I need to write things down so I remember them for later, and I need to write things down to forget them right now. I find myself rushing out of the shower or jumping before sleep to write down a few more lines, even if they sometimes amount to a banana peel being larger than a banana. Writing for myself is easy because I can ignore typos and capitalization and fill all those in later if a text needs to be revised. As a side benefit, this mode of operation releases writing inhibitions: if you write constantly, if you stare at a proverbial blank page 4-5 times a day, none of those are special or intimidating anymore.

My technical solution for note-taking evolved over time. In my luddite undergrad days I relied on paper Moleskine notebooks in which I would scribble in classes, trains, and planes, and into which I would hand-copy the street map of the relevant neighborhoods of Madrid. In grad school I had a loosely structured stack of text files, but I always had to remember which folder to look in - is it my main dissertation research or a side project or an outreach gig? In recent years I switched to Evernote, a dedicated piece of note-taking software with a transparent subscription-based business model and a contained data ecosystem.
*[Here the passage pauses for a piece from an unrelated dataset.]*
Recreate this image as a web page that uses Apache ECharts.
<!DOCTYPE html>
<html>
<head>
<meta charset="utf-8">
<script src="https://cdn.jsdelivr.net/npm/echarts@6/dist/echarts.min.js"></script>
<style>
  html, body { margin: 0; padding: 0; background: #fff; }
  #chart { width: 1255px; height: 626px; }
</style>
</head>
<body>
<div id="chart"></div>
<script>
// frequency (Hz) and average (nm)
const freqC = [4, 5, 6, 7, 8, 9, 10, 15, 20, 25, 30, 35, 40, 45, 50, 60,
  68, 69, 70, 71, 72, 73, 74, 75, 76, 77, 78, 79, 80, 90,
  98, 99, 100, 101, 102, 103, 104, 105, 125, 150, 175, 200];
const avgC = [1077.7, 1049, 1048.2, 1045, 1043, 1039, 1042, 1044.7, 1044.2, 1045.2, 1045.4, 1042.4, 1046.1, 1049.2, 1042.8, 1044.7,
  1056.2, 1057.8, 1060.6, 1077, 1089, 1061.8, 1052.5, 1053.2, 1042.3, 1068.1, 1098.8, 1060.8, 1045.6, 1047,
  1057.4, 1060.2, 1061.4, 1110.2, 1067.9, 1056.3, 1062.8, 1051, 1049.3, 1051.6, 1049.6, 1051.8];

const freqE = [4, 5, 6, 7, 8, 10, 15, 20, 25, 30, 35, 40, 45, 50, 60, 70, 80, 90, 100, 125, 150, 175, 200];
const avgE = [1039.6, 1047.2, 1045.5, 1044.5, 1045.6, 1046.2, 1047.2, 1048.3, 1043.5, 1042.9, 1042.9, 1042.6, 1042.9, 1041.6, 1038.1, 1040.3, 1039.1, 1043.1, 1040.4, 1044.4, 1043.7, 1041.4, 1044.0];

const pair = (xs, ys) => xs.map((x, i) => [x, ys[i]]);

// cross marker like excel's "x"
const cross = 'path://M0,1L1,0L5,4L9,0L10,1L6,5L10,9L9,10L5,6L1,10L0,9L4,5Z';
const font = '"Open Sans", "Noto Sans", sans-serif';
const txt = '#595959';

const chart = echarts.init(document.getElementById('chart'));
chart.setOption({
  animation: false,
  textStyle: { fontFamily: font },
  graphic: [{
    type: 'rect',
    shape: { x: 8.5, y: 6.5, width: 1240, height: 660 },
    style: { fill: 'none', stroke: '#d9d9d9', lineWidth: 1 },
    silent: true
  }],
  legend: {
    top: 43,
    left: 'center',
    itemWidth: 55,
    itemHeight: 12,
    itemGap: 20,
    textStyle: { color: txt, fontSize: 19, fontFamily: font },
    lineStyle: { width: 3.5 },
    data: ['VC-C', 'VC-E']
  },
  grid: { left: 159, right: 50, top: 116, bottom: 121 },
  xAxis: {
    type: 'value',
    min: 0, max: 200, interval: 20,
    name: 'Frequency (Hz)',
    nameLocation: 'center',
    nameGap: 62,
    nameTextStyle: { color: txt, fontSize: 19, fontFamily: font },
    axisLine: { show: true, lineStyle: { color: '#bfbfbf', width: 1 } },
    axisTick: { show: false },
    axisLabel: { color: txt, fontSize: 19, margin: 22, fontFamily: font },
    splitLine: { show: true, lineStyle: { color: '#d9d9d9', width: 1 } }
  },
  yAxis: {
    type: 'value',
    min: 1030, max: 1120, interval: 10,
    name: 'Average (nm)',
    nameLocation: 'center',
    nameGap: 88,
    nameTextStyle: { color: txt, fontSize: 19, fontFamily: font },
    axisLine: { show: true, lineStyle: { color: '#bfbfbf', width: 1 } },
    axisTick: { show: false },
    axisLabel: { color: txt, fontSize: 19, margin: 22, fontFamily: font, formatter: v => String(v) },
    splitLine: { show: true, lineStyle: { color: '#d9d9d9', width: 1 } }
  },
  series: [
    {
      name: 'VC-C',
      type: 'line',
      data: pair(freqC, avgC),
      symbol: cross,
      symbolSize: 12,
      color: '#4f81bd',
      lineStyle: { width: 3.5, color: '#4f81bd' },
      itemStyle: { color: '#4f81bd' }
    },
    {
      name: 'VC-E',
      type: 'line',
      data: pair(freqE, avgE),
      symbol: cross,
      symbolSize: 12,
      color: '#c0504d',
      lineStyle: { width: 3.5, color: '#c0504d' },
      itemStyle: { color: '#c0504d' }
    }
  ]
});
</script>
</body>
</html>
Evernote can snip recipes from web pages, scan business cards, do optical character recognition, sync up with the cloud. But the most amazing function, and the one for which other users sing most praise, is search. Instead of searching the collective wisdom of the internet, I search my own individual wisdom. I have fingertip access to everything I wrote down in the past five or so years (yes, the txts are imported too) through just a handful of keywords. Somewhere along the way, I evolved a notation: I for Idea, Q for question, T for task. A few more little features like strike-through or bold font, or a to-do list of checkmarks, and my stream of consciousness turns into an action plan and a self-filling progress report that I don't need to recall anymore.

A special place in my life as a theorist is reserved for LaTeX notes, which are not very Evernote-able. This is the purgatory of derivations, this is where they sink into obscurity or soar into implementation. I believe that to truly understand a piece of math, especially one you invented, you need to write it at least three times, and the LaTeX notes fill in the second of those, after pen-on-paper brainstorming and before a manuscript. LaTeX notes are immediately shareable for other people to check your work, and hard-coded dates provide immediate evidence for any contribution disputes in collaborations, if you have the kind of collaborators that believe in evidence.

I recently had to do something novel and intellectually challenging. With a great surprise I discovered several thousand words of notes from a week-long workshop half a year ago, on that precise task. My notes have many more blog posts that I started writing (and a few that I finished writing and abstained from publishing). I even have a note called Little Red Book for science questions that I would like to pursue one day. I am endlessly grateful to the past me, the one I forgot.

P.S. I first read the licensed translation of Lost Regiment into Russian that covered the first six books. Several years later, an official translation for the seventh book appeared, ending in a cliffhanger, but the eighth one was nowhere to be seen. Circa 2010, an unsung Russian pirate with no access to the English hard copy used a combination of speech recognition on the audio book and the Search in Text function on Amazon to reconstruct the full text and translate it himself. This naturally was very meticulous and took him a very long time. One of the most impressive examples of pulling a camel through the eye of a needle that I have seen. I later tracked down the ninth book in English on the shelves of the MIT Science Fiction Society, a venerable institution with no less impressive labors.